2日目は、松江から県職員さんや消防学校の生徒さん達が、バスで駆けつけてくださいました。普段訓練で鍛えられておられるのでしょう、号令とともに駆け足でキビキビ作業される姿に感動をおぼえました。片付けのスピードがあがり、被災された方にも笑顔がみられ、疲れも吹き飛ぶようでした。

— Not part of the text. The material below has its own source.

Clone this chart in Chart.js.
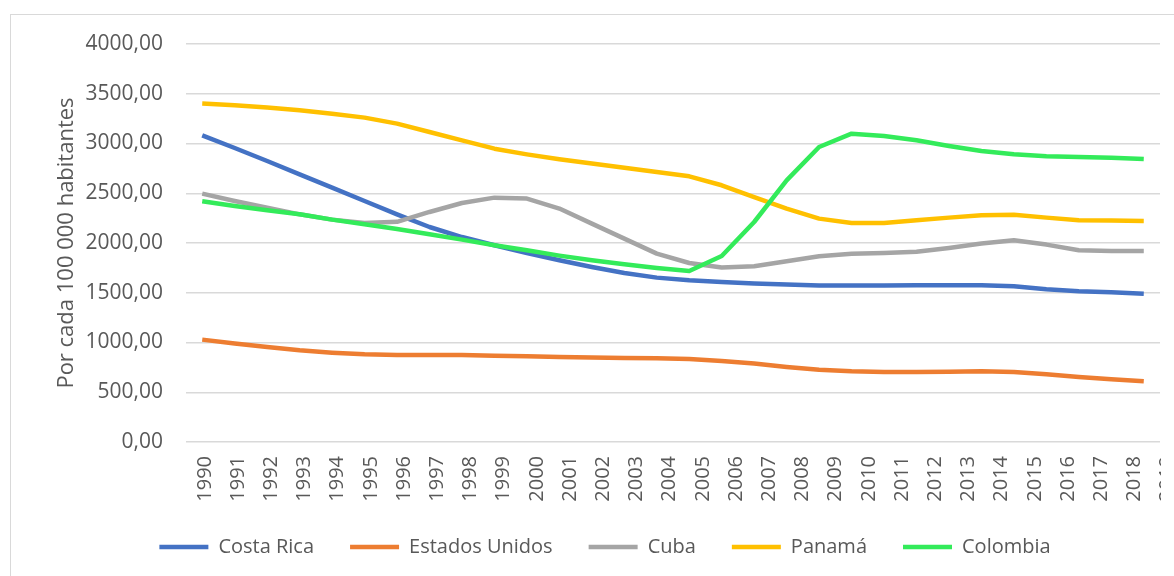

そして記録的な猛暑の中、泥との闘いは続き、姉妹縁組都市坂町へのボランティアも始まりました。川本町から職員さんが毎日2人以上、町内のボランティアさんと1カ月以上通い続けられました。また島根中央高校の野球部の生徒さんも現地で大活躍でした。その時の様子は、また機会があれば振り返ってみたいと思いますが、災害シリーズは、ここで一旦終了し、次回からは、『江の川の恵み・楽しみ』について紹介していきます。
ライター BAKU
“江の川の氾濫を振り返って③ 災害ボランティアに参加して”への 1 件のコメント
ライラックさんより:
こんばんは。北海道のライラックに魅せられ,自己のニックネームにしました。宜しくお願い致します。川本町の災害について、詳しいご解説を有難うございました。自分自身も、過去、何度も辛い目に遭遇しているので、共感することばかりでした。よくその現場に駆け付け、頑張っていてくださいますね。川本町のこと、自分が高齢化していることから、理解協力することも少なく、こうして、お知らせを目にすると、また、勇気や安堵、協力のあり方など、学ばせて戴くことが出来ます。今後ともご指導を宜しくお願い申しあげます。